HAWK’S NEW COUPE TOPS THEIR RANGE
Everyone knows that Hawk Cars produce superb replicas of various Cobras and also a Lancia Stratos. The company’s MD, Gerry Hawkridge is well known for his high standards, eye for detail and encyclopaedic knowledge of classic sixties cars, particularly those of a Cobra and/or exotic slant.
He’s recently launched what can perhaps be regarded as his crowning glory, a Hawk Coupe replica that is period correct and accurate in every way. Just six of the Shelby Daytona Coupes were built for racing between 1964-65. The late Carroll Shelby giving his designer, Peter Brock the brief to design a GT car that could take it to the Ferrari 250 GTO on the race track.
A genuine car, if you could find one for sale, would be incredibly expensive, eye-wateringly so, in fact, and although in replica form it’s never been as popular a subject to recreate as say, a 289 or 427, there’s still immense desirability there.
Originally, Gerry was going to produce GRP-bodied examples of the Coupe but his factory in Poland where Hawk’s aluminium bodies are produced (as well as other bodies under contract for others!) reckoned they could do a nice job on the Daytona clone. So it proved.

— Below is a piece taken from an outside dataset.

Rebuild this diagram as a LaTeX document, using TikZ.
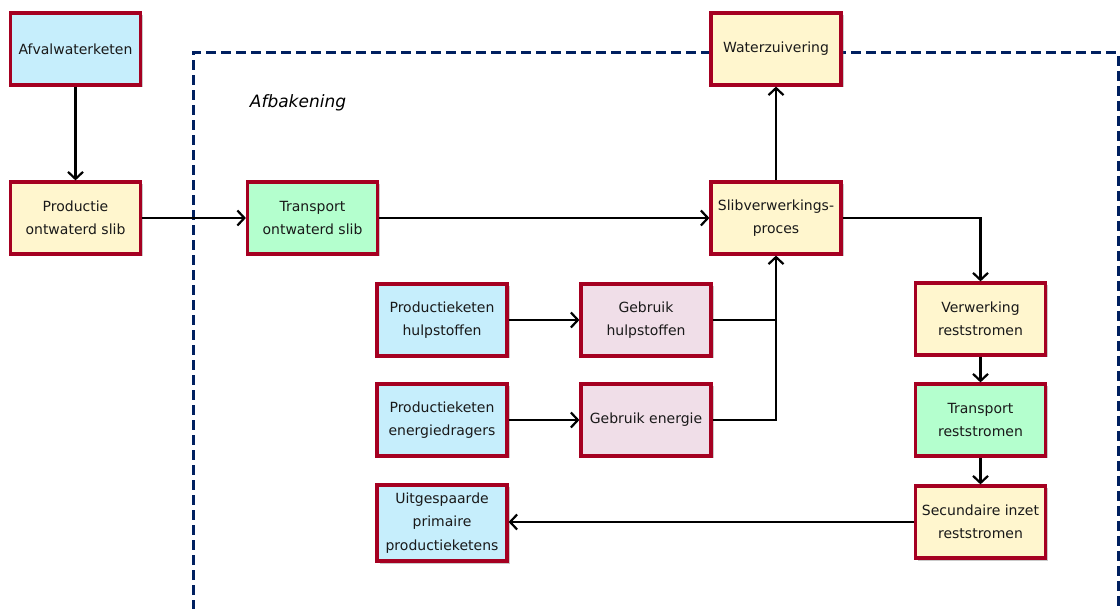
\documentclass[tikz,border=0pt]{standalone}
\usepackage{fontspec}
\setmainfont{DejaVu Sans}
\usetikzlibrary{arrows.meta,shadows}
\definecolor{bord}{RGB}{165,0,33}
\definecolor{fblue}{RGB}{198,238,252}
\definecolor{fyel}{RGB}{255,246,206}
\definecolor{fgrn}{RGB}{180,255,206}
\definecolor{fpink}{RGB}{240,222,232}
\definecolor{navy}{RGB}{0,32,96}
\tikzset{
  box/.style={draw=bord, line width=3.2pt, minimum width=130pt, minimum height=72pt,
    align=center, font=\fontsize{14}{23.5}\selectfont, inner sep=2pt, text=black!90,
    drop shadow={shadow xshift=2.5pt, shadow yshift=-2.5pt, opacity=0.35, fill=black!60}},
  bl/.style={box, fill=fblue},
  ye/.style={box, fill=fyel},
  gr/.style={box, fill=fgrn},
  pk/.style={box, fill=fpink},
  arr/.style={line width=2.2pt, -{Straight Barb[length=7pt,width=15pt,line width=2.2pt]}},
  ln/.style={line width=2.2pt}
}
\begin{document}
\begin{tikzpicture}[x=1pt,y=-1pt]
\useasboundingbox (0,0) rectangle (1120,609);
\begin{scope}
\clip (0,0) rectangle (1120,609);
\draw[navy, line width=3pt, dash pattern=on 10pt off 5pt] (193,640) -- (193,53) -- (1118,53) -- (1118,640);
\end{scope}
\node[font=\fontsize{17}{20}\selectfont\itshape] (afb) at (298,103) {Afbakening};

\node[bl] (afv) at (75.5,49) {Afvalwaterketen};
\node[ye] (prod) at (75.5,218) {Productie\\ontwaterd slib};
\node[gr] (trans) at (312.5,218) {Transport\\ontwaterd slib};
\node[ye] (wz) at (776,49) {Waterzuivering};
\node[ye] (slib) at (776,218) {Slibverwerkings-\\proces};
\node[bl] (ph) at (442,320) {Productieketen\\hulpstoffen};
\node[pk] (gh) at (646,320) {Gebruik\\hulpstoffen};
\node[bl] (pe) at (442,420) {Productieketen\\energiedragers};
\node[pk] (ge) at (646,420) {Gebruik energie};
\node[ye] (verw) at (980.5,319) {Verwerking\\reststromen};
\node[gr] (tr) at (980.5,420) {Transport\\reststromen};
\node[ye] (sec) at (980.5,522) {Secundaire inzet\\reststromen};
\node[bl, minimum height=76pt] (uit) at (442,523) {Uitgespaarde\\primaire\\productieketens};

\coordinate (j1) at (776,320);
\coordinate (j2) at (980.5,218);

\draw[arr] (afv) -- (prod);
\draw[arr] (prod) -- (trans);
\draw[arr] (trans) -- (slib);
\draw[arr] (slib) -- (wz);
\draw[arr] (slib.east) -- (j2) -- (verw);
\draw[arr] (ph) -- (gh);
\draw[arr] (pe) -- (ge);
\draw[ln] (gh.east) -- (j1);
\draw[arr] (ge.east) -| (slib.south);
\draw[arr] (verw) -- (tr);
\draw[arr] (tr) -- (sec);
\draw[arr] (sec.west) -- (sec.west -| uit.east);
\end{tikzpicture}
\end{document}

Moving from a glassfibre to a hand-beaten aluminium body obviously moved the car up a few runs in the cost stakes, but Gerry was comfortable with that as he regarded his new project as the ultimate Hawk and has always adhered to the view that if something is worth doing; do it to the best of your ability.
The chassis a modified 289 chassis with transverse leaf springs, lower wishbones, Hawk fabricated uprights and hub carriers and period correct peg-drive wheels, again from Hawk’s own tooling.
Power for Gerry’s demonstrator comes from a peter Knight-built 289 V8 (again sixties correct), which delivers around 400bhp. You could also use the later 302 V8 or even 351 Windsor.
The Hawk Coupe is really intended to mirror the original racers so Gerry has no immediate plans to IVA one for road use, although he doesn’t see why this couldn’t be possible with sensible amendments and nods to the 21stcentury’s road regs.
A chassis/body kit starts at £50,000 and once you’ve done it justice you could have racked up a bill for about £120,000 and what an amazing recreation you would have and a bargain at the price if you think about. Oh, and it’s so accurate that original ‘works’ Shelby driver, Allen Grant has given it his approval by signing the dashboard!